Ainsi, le Royaume-Uni s’est récemment livré à cet exercice, dont plusieurs estimaient qu’il s’imposait après le Brexit. Le premier ministre Boris Johnson était conscient du fait que la sortie du pays de l’Europe, ou du moins des institutions européennes, le forçait à repenser la place de son pays dans le monde. La Revue intégrée de politique étrangère dont son gouvernement a accouché en mars dernier répond à cet impératif. Comme son nom l’indique, ce document donne corps aux ambitions britanniques en matière de diplomatie, de sécurité, de défense et de développement. Le cap est fixé : diversifier les relations économiques, relancer le multilatéralisme, renforcer les alliances militaires et donner la priorité à la région indopacifique. La focalisation sur cette région a d’ailleurs trouvé sa première application concrète en septembre avec la signature d’une alliance militaire entre le Royaume-Uni, l’Australie et les États-Unis visant à contrer la montée de la Chine.
En France, la rivalité entre les États-Unis et la Chine, la perte d’influence des Occidentaux en Afghanistan, au Proche-Orient et en Afrique, le retour de la Russie et les divisions politiques et sociales au sein même de l’Union européenne suscitent des interrogations sur la place qu’occupe le pays sur la scène internationale. À droite comme à gauche, experts, diplomates, membres du personnel politique sont nombreux à suggérer une redéfinition de la politique étrangère afin de conserver à la France son statut de grande puissance européenne et mondiale. Michel Duclos, ancien diplomate et auteur de La France dans les bouleversements du monde, y va d’une suggestion radicale. Il faut, dit-il au quotidien Le Figaro, « prendre l’initiative d’une revue stratégique intégrée comme l’ont fait les Britanniques, c’est-à-dire d’une remise à plat de tous les aspects de la politique extérieure : diplomatie, défense, culture, géo-économie… C’est le seul moyen de repenser en profondeur notre positionnement stratégique au XXIe siècle ».
Une réflexion nécessaire
Le Canada a-t-il besoin d’aller aussi loin ? À première vue, non.
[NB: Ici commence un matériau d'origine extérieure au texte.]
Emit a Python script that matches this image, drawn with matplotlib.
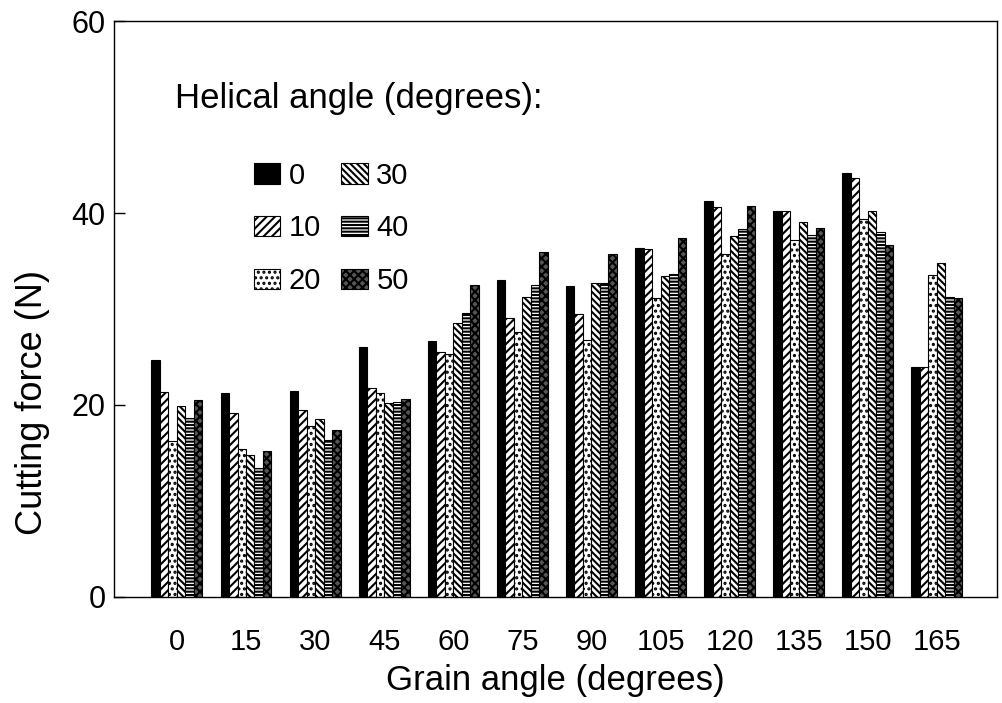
import numpy as np
import matplotlib.pyplot as plt

plt.rcParams['font.family'] = ['Liberation Sans', 'DejaVu Sans']
plt.rcParams['hatch.linewidth'] = 1.5

# Grain angle groups (x axis) and helical angle series
grain_angles = ['0', '15', '30', '45', '60', '75', '90', '105', '120', '135', '150', '165']
helical_angles = ['0', '10', '20', '30', '40', '50']

# Cutting force (N), one list per helical angle
force_h0 = [24.7, 21.3, 21.5, 26.0, 26.7, 33.0, 32.4, 36.4, 41.3, 40.2, 44.2, 24.0]
force_h10 = [21.4, 19.2, 19.5, 21.8, 25.5, 29.1, 29.5, 36.3, 40.6, 40.2, 43.6, 24.0]
force_h20 = [16.3, 15.4, 17.8, 21.2, 25.3, 27.6, 26.8, 31.1, 35.7, 37.2, 39.4, 33.5]
force_h30 = [19.9, 14.8, 18.5, 20.2, 28.5, 31.2, 32.7, 33.4, 37.6, 39.1, 40.2, 34.8]
force_h40 = [18.6, 13.4, 16.4, 20.3, 29.6, 32.5, 32.7, 33.6, 38.3, 37.7, 38.0, 31.3]
force_h50 = [20.5, 15.2, 17.4, 20.6, 32.5, 35.9, 35.7, 37.4, 40.7, 38.4, 36.7, 31.1]

series = [force_h0, force_h10, force_h20, force_h30, force_h40, force_h50]
faces = ['black', 'white', 'white', 'white', 'white', '#555555']
hatches = [None, '////', '...', '\\\\\\\\\\', '-----', 'xxxx']

fig = plt.figure(figsize=(10.03, 7.03), dpi=100)
ax = fig.add_axes([0.1137, 0.1508, 0.8803, 0.8193])

x = np.arange(len(grain_angles))
w = 0.123
for k, vals in enumerate(series):
    ax.bar(x + (k - 2.5) * w, vals, width=w, color=faces[k], edgecolor='black',
           hatch=hatches[k], linewidth=0.8, label=helical_angles[k])

ax.set_xlim(-0.91, 11.87)
ax.set_ylim(0, 60)
ax.set_yticks([0, 20, 40, 60])
ax.set_xticks(x)
ax.set_xticklabels(grain_angles)
ax.tick_params(axis='x', length=0, pad=22, labelsize=21)
ax.tick_params(axis='y', direction='in', length=8, width=1, pad=6, labelsize=22)
for s in ax.spines.values():
    s.set_linewidth(1.0)

ax.set_xlabel('Grain angle (degrees)', fontsize=25, labelpad=6)
ax.set_ylabel('Cutting force (N)', fontsize=26)
ax.yaxis.set_label_coords(-0.072, 0.337)

ax.text(0.069, 0.866, 'Helical angle (degrees):', transform=ax.transAxes,
        fontsize=25, va='center', ha='left')
ax.legend(ncol=2, frameon=False, fontsize=21, loc='upper left',
          bbox_to_anchor=(0.158, 0.756), borderpad=0, borderaxespad=0,
          handlelength=0.9, handleheight=0.7, handletextpad=0.3,
          columnspacing=0.7, labelspacing=0.85)

fig.savefig('out.png', dpi=100)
Nous n’avons pas connu d’événement comme le Brexit. Nous ne sommes pas engagés dans une politique de puissance à l’échelle mondiale comme le sont les États-Unis ou la France. En même temps, le réalignement stratégique des États-Unis vers l’Asie et notre collision avec la Chine dans l’affaire Huawei ébranlent certaines de nos certitudes et imposent une réflexion sur notre diplomatie.
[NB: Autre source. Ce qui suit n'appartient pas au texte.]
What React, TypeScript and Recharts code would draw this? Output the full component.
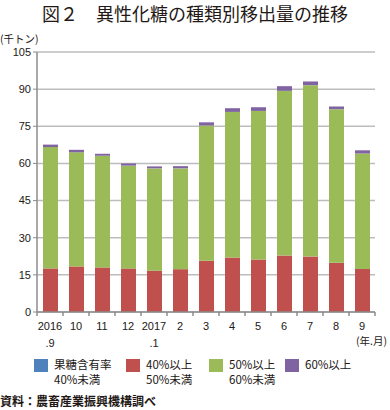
import { BarChart, Bar, XAxis, YAxis, CartesianGrid } from "recharts";

const MONTHS = ["2016\n.9", "10", "11", "12", "2017\n.1", "2", "3", "4", "5", "6", "7", "8", "9"];
const UNDER40 = [0, 0, 0, 0, 0, 0, 0, 0, 0, 0, 0, 0, 0];
const P40_50 = [17.6, 18.4, 18.0, 17.6, 16.7, 17.3, 20.7, 22.0, 21.2, 22.8, 22.4, 19.9, 17.4];
const P50_60 = [49.0, 46.1, 45.1, 41.5, 41.3, 40.7, 54.6, 58.8, 60.0, 66.5, 69.2, 62.0, 46.6];
const OVER60 = [1.0, 1.0, 0.8, 0.9, 0.8, 0.9, 1.3, 1.5, 1.5, 1.9, 1.5, 1.1, 1.3];
const Y_TICKS = [0, 15, 30, 45, 60, 75, 90, 105];

const COLORS = { blue: "#4f81bd", red: "#c0504d", green: "#9bbb59", purple: "#8064a2" };
const FONT = '"Liberation Sans", "Noto Sans CJK JP", sans-serif';
const JP_FONT = '"Noto Sans CJK JP", "Liberation Sans", sans-serif';
const BAND = 26;

const data = MONTHS.map((m, i) => ({
  month: m,
  a: UNDER40[i],
  b: P40_50[i],
  c: P50_60[i],
  d: OVER60[i],
}));

function MonthTick(props: any) {
  const { x, y, payload, index } = props;
  const lines = String(payload.value).split("\n");
  return (
    <g>
      <line x1={x - BAND / 2} x2={x - BAND / 2} y1={y} y2={y + 4} stroke="#8c8c8c" strokeWidth={1.5} />
      {index === MONTHS.length - 1 && (
        <line x1={x + BAND / 2} x2={x + BAND / 2} y1={y} y2={y + 4} stroke="#8c8c8c" strokeWidth={1.5} />
      )}
      {lines.map((l, k) => (
        <text key={k} x={x} y={y + 18 + k * 17} textAnchor="middle" fontSize={11} fill="#231815" fontFamily={FONT}>
          {l}
        </text>
      ))}
    </g>
  );
}

function LegendItem({ color, lines, left }: { color: string; lines: string[]; left: number }) {
  return (
    <div style={{ position: "absolute", left, top: 357, display: "flex", alignItems: "flex-start" }}>
      <span style={{ display: "inline-block", width: 14, height: 13, background: color, marginTop: 2 }} />
      <span style={{ marginLeft: 6, fontSize: 11.5, lineHeight: "15px", color: "#231815", fontFamily: JP_FONT }}>
        {lines.map((l, i) => (
          <div key={i}>{l}</div>
        ))}
      </span>
    </div>
  );
}

export default function App() {
  return (
    <div style={{ position: "absolute", left: 0, top: 0, width: 390, height: 410, background: "#fff", overflow: "hidden" }}>
      <div
        style={{
          position: "absolute",
          left: 0,
          width: 390,
          top: 1,
          textAlign: "center",
          fontSize: 18,
          lineHeight: "24px",
          fontFamily: JP_FONT,
          fontWeight: 400,
          color: "#231815",
        }}
      >
        図２　異性化糖の種類別移出量の推移
      </div>
      <div style={{ position: "absolute", left: 0, top: 31, fontSize: 10.5, fontFamily: JP_FONT, color: "#231815" }}>
        (千トン)
      </div>
      <div style={{ position: "absolute", left: 0, top: 0 }}>
        <BarChart width={390} height={352} data={data} margin={{ top: 52, right: 15, bottom: 0, left: 0 }} barSize={15}>
          <CartesianGrid vertical={false} stroke="#bdbdbd" strokeWidth={1.5} />
          <XAxis
            dataKey="month"
            tick={<MonthTick />}
            tickLine={false}
            tickSize={0}
            tickMargin={0}
            interval={0}
            height={40}
            axisLine={{ stroke: "#8c8c8c", strokeWidth: 1.5 }}
          />
          <YAxis
            domain={[0, 105]}
            ticks={Y_TICKS}
            width={37}
            tick={{ fontSize: 11, fill: "#231815", fontFamily: FONT }}
            tickSize={4}
            tickLine={{ stroke: "#8c8c8c" }}
            axisLine={{ stroke: "#8c8c8c", strokeWidth: 1.5 }}
          />
          <Bar dataKey="a" stackId="s" fill={COLORS.blue} isAnimationActive={false} />
          <Bar dataKey="b" stackId="s" fill={COLORS.red} isAnimationActive={false} />
          <Bar dataKey="c" stackId="s" fill={COLORS.green} isAnimationActive={false} />
          <Bar dataKey="d" stackId="s" fill={COLORS.purple} isAnimationActive={false} />
        </BarChart>
      </div>
      <div
        style={{
          position: "absolute",
          left: 356,
          top: 335,
          fontSize: 10.5,
          lineHeight: "12px",
          fontFamily: JP_FONT,
          color: "#231815",
        }}
      >
        (年.月)
      </div>
      <LegendItem color={COLORS.blue} lines={["果糖含有率", "40%未満"]} left={34} />
      <LegendItem color={COLORS.red} lines={["40%以上", "50%未満"]} left={126} />
      <LegendItem color={COLORS.green} lines={["50%以上", "60%未満"]} left={209} />
      <LegendItem color={COLORS.purple} lines={["60%以上"]} left={285} />
      <div
        style={{
          position: "absolute",
          left: 0,
          top: 392,
          fontSize: 12,
          fontWeight: 700,
          fontFamily: JP_FONT,
          color: "#231815",
        }}
      >
        資料：農畜産業振興機構調べ
      </div>
    </div>
  );
}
Ainsi, quoi qu’en dise Joe Biden, les États-Unis se détachent lentement de l’Europe. Ce découplage va placer les Européens devant leur responsabilité en matière de défense du continent. L’OTAN risque de s’étioler. Nous serons bientôt seuls face aux États-Unis. À Ottawa, a-t-on commencé à réfléchir aux conséquences de ce réaménagement ?
Il faudra aussi revoir notre relation avec la Chine, dont le comportement est de plus en plus brutal. Comment aborder le sujet ? Conservateurs et libéraux sont divisés sur la marche à suivre. Pourtant, nous ne sommes pas démunis intellectuellement face à cette situation. Il y a quelques jours, l’ancien premier ministre du Québec Jean Charest appelait les Canadiens à prendre acte du statut de superpuissance de la Chine et à trouver le moyen de s’en accommoder. Il affirmait que nous étions bien placés pour redéfinir nos liens avec la Chine compte tenu de notre expérience à gérer notre relation avec la superpuissance américaine.
La dernière révision de notre politique étrangère remonte à 2005, sous le règne de Paul Martin. Elle avait la même ampleur que celle du Royaume-Uni et elle reste d’actualité sur de nombreux aspects. Toutefois, compte tenu de tout ce qui précède et de bien d’autres questions, il serait plus que temps de reprendre l’exercice.